ひょっとこの仮面は、僕の返事も待たずに言った。


「『このまま何も出来ず死んでいくのが怖い。このままのうのうと生き延びて、いつかこんな日があったことを忘れてしまうのが怖い』って言ったんだよ。ウケるだろ。自分が死ぬことなんて一つも考えちゃいねぇ。この俺に面白れぇ餓鬼だと思わせたのは、後にも先にもアイツだけだ。だから俺は、アイツにチャンスをくれてやろうと思ったんだ」


 ひょうきん丸に拾われたメイデンは、その後十字軍の施設で大規模な肉体改造手術を受けた。……そうしなければ生き延びれないほど、重傷を負っていたらしい。


 そして手術を終えた彼女は、大きな力を手に入れた。

 化物狩りのための兵器として、生まれ変わったのだ。

 アイアン・メイデンという名前は、その時ひょうきん丸が与えたらしい。


「アイツが強い理由、なんとなく分かったろ? お前が何をどうしようと、アイツは揺るがねぇんだよ。鉄の名前は伊達じゃねぇ。そういう風にできている」


 悔しいが、その通りだった。

 僕は、ひょうきん丸に何も言い返すことができなかった。



 あの後、メイデンは自らの足で治療室に向かっていた。


「……次に会う時が、貴方様の最期の日です」


 そんな台詞を言い残し、メイデンはボロボロの体を引きずりながら、曲がり角の向こうに消えた。


 きっと、彼女とはまた相対するだろう。

 その時――僕は一体、どんな風に彼女と戦えばいいのだろう?

 どんなに考えたところで、今の僕に答えは出なかった。



「さて、と」


 執務室の前まで辿りつくと、ひょうきん丸は振り返って僕を見た。


「心の準備はいいか? 地上最強」


 淡々とした物言いに、いくらかの喜色が浮かんでいる。

 

 ひょうきん丸が再び僕の前に姿を現したということは――検査の結果が出たということだ。

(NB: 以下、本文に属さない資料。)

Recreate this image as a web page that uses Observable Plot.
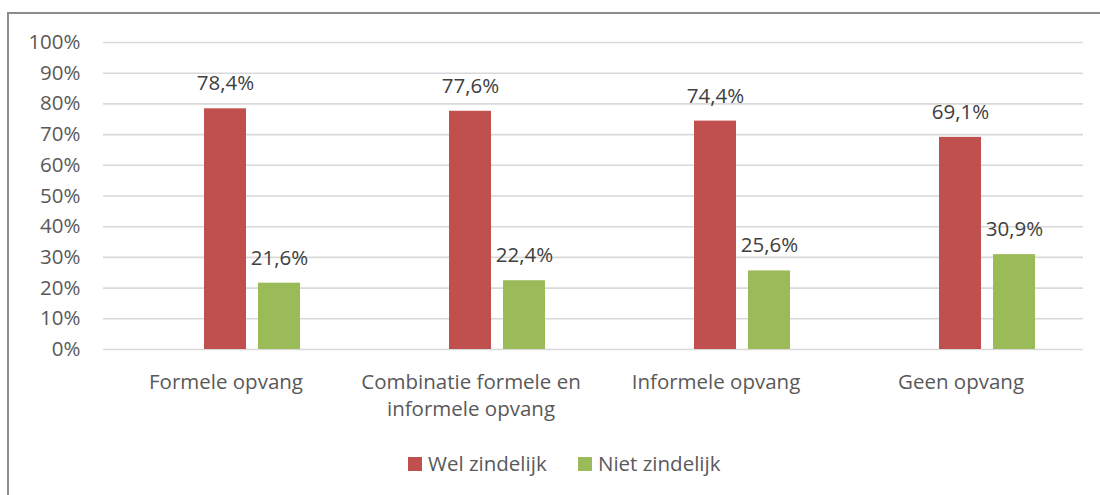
<!DOCTYPE html>
<html>
<head>
<meta charset="utf-8">
<script src="https://cdn.jsdelivr.net/npm/d3@7"></script>
<script src="https://cdn.jsdelivr.net/npm/@observablehq/plot@0.6"></script>
<style>
  html, body { margin: 0; padding: 0; background: #fff; }
  #wrap { position: relative; width: 1100px; height: 495px; overflow: hidden; font-family: "Open Sans", sans-serif; }
  #chart { position: absolute; left: 0; top: 0; }
  #border { position: absolute; left: 7px; top: 12px; width: 1200px; height: 700px; border: 2px solid #8c8c8c; box-sizing: border-box; pointer-events: none; }
  .sw { position: absolute; width: 14px; height: 14px; }
  .lt { position: absolute; font-size: 20.5px; line-height: 20px; color: #595959; white-space: nowrap; }
</style>
</head>
<body>
<div id="wrap">
  <div id="chart"></div>
  <div id="border"></div>
  <div id="legend"></div>
</div>
<script>
const categories = ["Formele opvang", "Combinatie formele en informele opvang", "Informele opvang", "Geen opvang"];
const categoryLabels = ["Formele opvang", "Combinatie formele en\ninformele opvang", "Informele opvang", "Geen opvang"];
const series = ["Wel zindelijk", "Niet zindelijk"];
const welZindelijk = [0.784, 0.776, 0.744, 0.691];
const nietZindelijk = [0.216, 0.224, 0.256, 0.309];
const seriesColors = ["#c0504d", "#9bbb59"];
const yTicks = [0, 0.1, 0.2, 0.3, 0.4, 0.5, 0.6, 0.7, 0.8, 0.9, 1.0];

const values = [welZindelijk, nietZindelijk];
const rows = categories.flatMap((c, i) => series.map((s, j) => ({category: c, series: s, value: values[j][i]})));
const labelRows = categories.map((c, i) => ({category: c, label: categoryLabels[i]}));

const fmtPct = v => d3.format(".1f")(v * 100).replace(".", ",") + "%";

const chart = Plot.plot({
  width: 1100,
  height: 440,
  marginLeft: 102,
  marginRight: 16,
  marginTop: 42,
  marginBottom: 91,
  style: {fontFamily: "Open Sans, sans-serif", fontSize: "20.5px", color: "#595959", background: "transparent", overflow: "visible"},
  fx: {domain: categories, padding: 0, axis: null},
  x: {domain: ["(leeg)", ...series], paddingInner: 0.218, paddingOuter: 0.841, axis: null},
  y: {domain: [0, 1], axis: null},
  color: {domain: series, range: seriesColors},
  marks: [
    Plot.ruleY(yTicks, {y: d => d, stroke: "#d9d9d9", strokeWidth: 1.6}),
    Plot.axisY(yTicks, {tickSize: 0, tickPadding: 23, tickFormat: d3.format(".0%"), fill: "#595959", fontSize: 20.5, label: null}),
    Plot.barY(rows, {fx: "category", x: "series", y: "value", fill: "series"}),
    Plot.text(rows, {fx: "category", x: "series", y: "value", text: d => fmtPct(d.value), dy: -25, fill: "#404040", fontSize: 20.5}),
    Plot.text(labelRows, {fx: "category", frameAnchor: "bottom", text: "label", lineAnchor: "top", dy: 21, lineHeight: 1.3, fill: "#595959", fontSize: 20.5})
  ]
});
document.getElementById("chart").appendChild(chart);

const legend = document.getElementById("legend");
const legendPos = [[408, 428], [578, 598]];
series.forEach((s, i) => {
  const sw = document.createElement("div");
  sw.className = "sw";
  sw.style.left = legendPos[i][0] + "px";
  sw.style.top = "457px";
  sw.style.background = seriesColors[i];
  legend.appendChild(sw);
  const t = document.createElement("div");
  t.className = "lt";
  t.style.left = legendPos[i][1] + "px";
  t.style.top = "453px";
  t.textContent = s;
  legend.appendChild(t);
});
</script>
</body>
</html>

 ようやく、長い間謎だった僕の正体が解き明かされる。


 二つに一つ。

 化物であれば殺される。人であれば、彼らの仲間に入れられる。

 

 どんな答えが出るにせよ、僕は選択を強いられるだろう。


 何を選んだって、苦しい道が待っているのだろう。

 どの道を進んでも、血に塗れた宿命に出会うのだろう。


 ならばもっと――強い意思を持たなければ。

 鉄よりも更に強い、鋼のような意思で。


 あの副隊長がまざまざと見せつけた、強さのように。

 自分自身の運命を切り開く、そんな気概に溢れた、電撃のように眩しい強さを。


 それほどの気持ちがなければ、「救いのある物語」になど辿りつけない。

 いつまでも、中途半端ではいられない。


 優しさだけでは、大切なものを護れない。

 時には残酷であることも――必要だ。


「あなた」

 

 と、燈火が優しく呟いた。


「私も一緒ですからね」


 そう言って、彼女は僕の掌に、自分の掌を重ねた。

 温もりが伝わるのは現実のものか、幻のものか。


「さて――そろそろ始めるか」


 ひょうきん丸は扉を開き、僕たちに手招きした。


「種明かしのパートだ。準備はいいか?」


 


 この先に待ち構えるのが何だろうと、僕のするべきことは変わらない。

 一番守りたいのが何なのか、忘れてはならない。

 例え蛇が出ようと、鬼がでようと――

 メイデンのような真っ直ぐな強さを、忘れてはならない。

 


 そんな覚悟と決意を胸に、僕は執務室に足を踏み入れた。